Problem details:
Reproduce the listing word for word, leaving every picture behind.

___ Material

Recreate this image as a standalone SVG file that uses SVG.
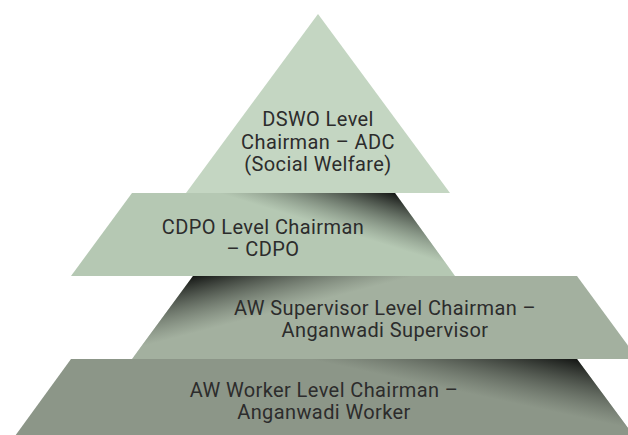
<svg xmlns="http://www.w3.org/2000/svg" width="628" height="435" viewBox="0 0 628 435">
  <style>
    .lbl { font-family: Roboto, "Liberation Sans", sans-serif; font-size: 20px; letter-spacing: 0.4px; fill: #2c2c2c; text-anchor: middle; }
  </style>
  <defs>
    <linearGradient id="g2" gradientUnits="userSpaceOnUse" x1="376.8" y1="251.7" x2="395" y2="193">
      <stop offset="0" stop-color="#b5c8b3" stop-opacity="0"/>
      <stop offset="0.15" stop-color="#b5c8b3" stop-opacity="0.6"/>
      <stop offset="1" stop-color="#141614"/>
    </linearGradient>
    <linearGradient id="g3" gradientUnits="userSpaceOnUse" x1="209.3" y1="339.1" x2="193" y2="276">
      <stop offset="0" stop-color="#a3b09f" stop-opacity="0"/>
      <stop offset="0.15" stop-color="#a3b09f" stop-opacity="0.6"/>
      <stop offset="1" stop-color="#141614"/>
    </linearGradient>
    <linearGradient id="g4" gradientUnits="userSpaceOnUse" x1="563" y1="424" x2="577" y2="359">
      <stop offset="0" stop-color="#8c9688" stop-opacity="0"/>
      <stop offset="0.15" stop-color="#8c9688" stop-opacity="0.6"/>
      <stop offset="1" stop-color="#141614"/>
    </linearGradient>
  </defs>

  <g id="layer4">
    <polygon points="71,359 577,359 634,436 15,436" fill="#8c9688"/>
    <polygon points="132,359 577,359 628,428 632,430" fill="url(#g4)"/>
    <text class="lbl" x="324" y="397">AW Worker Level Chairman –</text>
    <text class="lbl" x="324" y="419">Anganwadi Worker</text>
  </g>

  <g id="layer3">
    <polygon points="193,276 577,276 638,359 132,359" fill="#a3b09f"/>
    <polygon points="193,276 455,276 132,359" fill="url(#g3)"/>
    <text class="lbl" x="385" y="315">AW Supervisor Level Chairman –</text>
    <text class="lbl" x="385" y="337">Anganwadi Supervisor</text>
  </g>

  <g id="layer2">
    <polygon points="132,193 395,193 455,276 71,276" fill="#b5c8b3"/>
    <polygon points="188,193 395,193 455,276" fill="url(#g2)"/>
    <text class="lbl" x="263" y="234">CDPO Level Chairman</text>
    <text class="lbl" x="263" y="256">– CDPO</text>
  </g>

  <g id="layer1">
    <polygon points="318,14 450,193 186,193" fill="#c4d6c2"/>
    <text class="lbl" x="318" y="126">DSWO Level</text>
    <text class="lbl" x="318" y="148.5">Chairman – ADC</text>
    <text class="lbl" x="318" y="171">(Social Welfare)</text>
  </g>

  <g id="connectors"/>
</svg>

______

Reply to the task:
Recreate this image as a standalone SVG file that uses SVG.
<svg xmlns="http://www.w3.org/2000/svg" width="628" height="435" viewBox="0 0 628 435">
  <style>
    .lbl { font-family: Roboto, "Liberation Sans", sans-serif; font-size: 20px; letter-spacing: 0.4px; fill: #2c2c2c; text-anchor: middle; }
  </style>
  <defs>
    <linearGradient id="g2" gradientUnits="userSpaceOnUse" x1="376.8" y1="251.7" x2="395" y2="193">
      <stop offset="0" stop-color="#b5c8b3" stop-opacity="0"/>
      <stop offset="0.15" stop-color="#b5c8b3" stop-opacity="0.6"/>
      <stop offset="1" stop-color="#141614"/>
    </linearGradient>
    <linearGradient id="g3" gradientUnits="userSpaceOnUse" x1="209.3" y1="339.1" x2="193" y2="276">
      <stop offset="0" stop-color="#a3b09f" stop-opacity="0"/>
      <stop offset="0.15" stop-color="#a3b09f" stop-opacity="0.6"/>
      <stop offset="1" stop-color="#141614"/>
    </linearGradient>
    <linearGradient id="g4" gradientUnits="userSpaceOnUse" x1="563" y1="424" x2="577" y2="359">
      <stop offset="0" stop-color="#8c9688" stop-opacity="0"/>
      <stop offset="0.15" stop-color="#8c9688" stop-opacity="0.6"/>
      <stop offset="1" stop-color="#141614"/>
    </linearGradient>
  </defs>

  <g id="layer4">
    <polygon points="71,359 577,359 634,436 15,436" fill="#8c9688"/>
    <polygon points="132,359 577,359 628,428 632,430" fill="url(#g4)"/>
    <text class="lbl" x="324" y="397">AW Worker Level Chairman –</text>
    <text class="lbl" x="324" y="419">Anganwadi Worker</text>
  </g>

  <g id="layer3">
    <polygon points="193,276 577,276 638,359 132,359" fill="#a3b09f"/>
    <polygon points="193,276 455,276 132,359" fill="url(#g3)"/>
    <text class="lbl" x="385" y="315">AW Supervisor Level Chairman –</text>
    <text class="lbl" x="385" y="337">Anganwadi Supervisor</text>
  </g>

  <g id="layer2">
    <polygon points="132,193 395,193 455,276 71,276" fill="#b5c8b3"/>
    <polygon points="188,193 395,193 455,276" fill="url(#g2)"/>
    <text class="lbl" x="263" y="234">CDPO Level Chairman</text>
    <text class="lbl" x="263" y="256">– CDPO</text>
  </g>

  <g id="layer1">
    <polygon points="318,14 450,193 186,193" fill="#c4d6c2"/>
    <text class="lbl" x="318" y="126">DSWO Level</text>
    <text class="lbl" x="318" y="148.5">Chairman – ADC</text>
    <text class="lbl" x="318" y="171">(Social Welfare)</text>
  </g>

  <g id="connectors"/>
</svg>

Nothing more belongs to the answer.